[What to work on]:
Begin with the first line below and retype each line exactly through the line containing "var grey = '#9a9a9a';". Any pictures are to be left out.

[Information supplied]:
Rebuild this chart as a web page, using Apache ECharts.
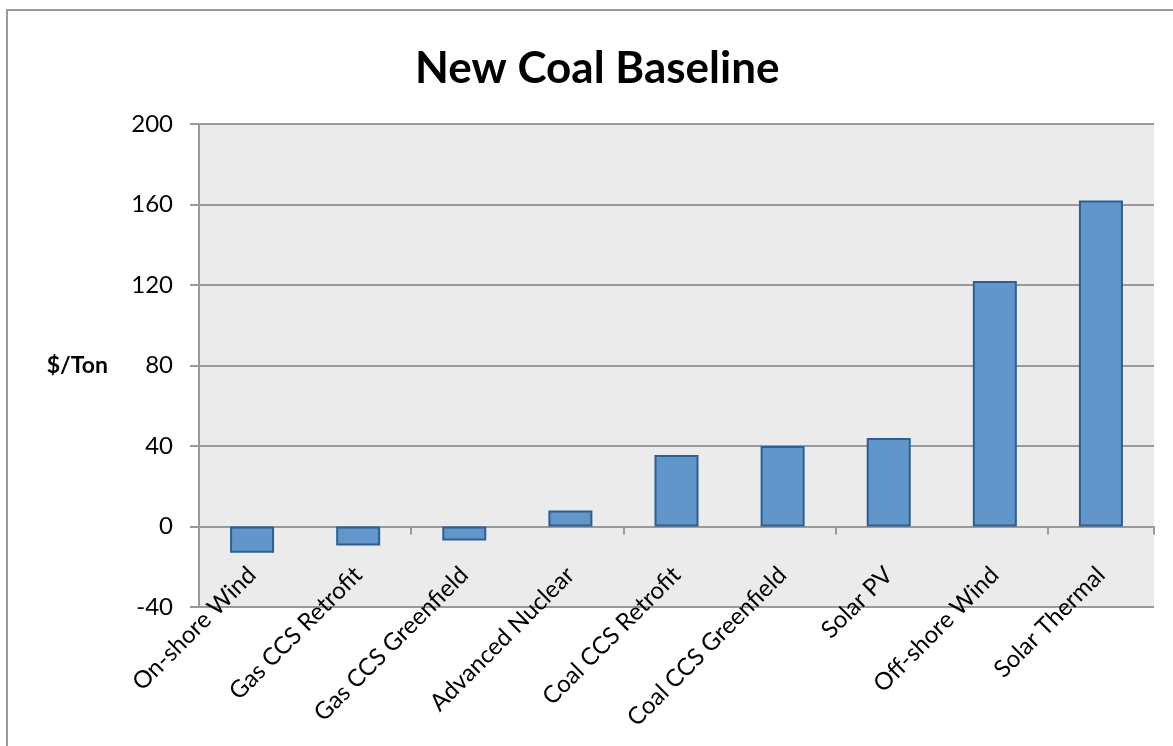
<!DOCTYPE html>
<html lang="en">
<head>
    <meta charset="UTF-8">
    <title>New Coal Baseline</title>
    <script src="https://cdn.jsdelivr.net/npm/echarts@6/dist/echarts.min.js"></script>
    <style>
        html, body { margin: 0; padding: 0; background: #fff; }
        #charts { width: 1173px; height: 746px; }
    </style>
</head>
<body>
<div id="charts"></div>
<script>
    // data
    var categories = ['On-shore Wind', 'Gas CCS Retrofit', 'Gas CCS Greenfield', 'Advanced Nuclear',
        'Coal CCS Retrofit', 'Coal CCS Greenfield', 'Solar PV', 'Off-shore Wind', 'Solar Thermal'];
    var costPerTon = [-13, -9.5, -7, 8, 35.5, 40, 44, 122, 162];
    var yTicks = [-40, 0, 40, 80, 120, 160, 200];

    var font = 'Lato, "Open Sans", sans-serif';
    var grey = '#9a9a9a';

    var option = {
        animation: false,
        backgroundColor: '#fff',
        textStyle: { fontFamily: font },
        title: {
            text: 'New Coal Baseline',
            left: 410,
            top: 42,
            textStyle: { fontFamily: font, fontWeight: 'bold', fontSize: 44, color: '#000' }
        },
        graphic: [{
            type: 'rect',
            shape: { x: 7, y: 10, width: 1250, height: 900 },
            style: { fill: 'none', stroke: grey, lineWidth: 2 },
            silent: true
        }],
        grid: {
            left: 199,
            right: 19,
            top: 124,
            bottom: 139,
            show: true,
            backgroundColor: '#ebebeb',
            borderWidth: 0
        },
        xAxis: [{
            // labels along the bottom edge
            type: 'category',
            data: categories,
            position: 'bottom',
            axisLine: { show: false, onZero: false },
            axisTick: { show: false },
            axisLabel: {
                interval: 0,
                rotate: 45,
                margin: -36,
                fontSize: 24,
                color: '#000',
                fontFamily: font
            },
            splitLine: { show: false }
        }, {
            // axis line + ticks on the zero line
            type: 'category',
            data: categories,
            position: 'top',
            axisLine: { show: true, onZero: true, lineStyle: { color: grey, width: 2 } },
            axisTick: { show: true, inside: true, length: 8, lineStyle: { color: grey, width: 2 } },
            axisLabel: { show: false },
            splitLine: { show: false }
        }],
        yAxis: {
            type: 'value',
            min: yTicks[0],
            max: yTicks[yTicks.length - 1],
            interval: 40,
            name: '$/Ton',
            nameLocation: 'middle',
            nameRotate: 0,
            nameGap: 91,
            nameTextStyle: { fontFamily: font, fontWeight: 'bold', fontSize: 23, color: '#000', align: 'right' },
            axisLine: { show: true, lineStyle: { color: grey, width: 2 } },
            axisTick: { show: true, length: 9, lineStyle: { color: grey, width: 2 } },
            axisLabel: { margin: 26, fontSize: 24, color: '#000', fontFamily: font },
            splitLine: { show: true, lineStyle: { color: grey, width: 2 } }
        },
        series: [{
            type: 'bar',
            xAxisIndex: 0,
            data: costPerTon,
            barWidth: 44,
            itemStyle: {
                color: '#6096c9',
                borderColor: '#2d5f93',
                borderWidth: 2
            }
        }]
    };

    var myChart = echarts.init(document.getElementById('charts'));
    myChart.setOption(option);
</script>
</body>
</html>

[Exercise response]:
Rebuild this chart as a web page, using Apache ECharts.
<!DOCTYPE html>
<html lang="en">
<head>
    <meta charset="UTF-8">
    <title>New Coal Baseline</title>
    <script src="https://cdn.jsdelivr.net/npm/echarts@6/dist/echarts.min.js"></script>
    <style>
        html, body { margin: 0; padding: 0; background: #fff; }
        #charts { width: 1173px; height: 746px; }
    </style>
</head>
<body>
<div id="charts"></div>
<script>
    // data
    var categories = ['On-shore Wind', 'Gas CCS Retrofit', 'Gas CCS Greenfield', 'Advanced Nuclear',
        'Coal CCS Retrofit', 'Coal CCS Greenfield', 'Solar PV', 'Off-shore Wind', 'Solar Thermal'];
    var costPerTon = [-13, -9.5, -7, 8, 35.5, 40, 44, 122, 162];
    var yTicks = [-40, 0, 40, 80, 120, 160, 200];

    var font = 'Lato, "Open Sans", sans-serif';
    var grey = '#9a9a9a';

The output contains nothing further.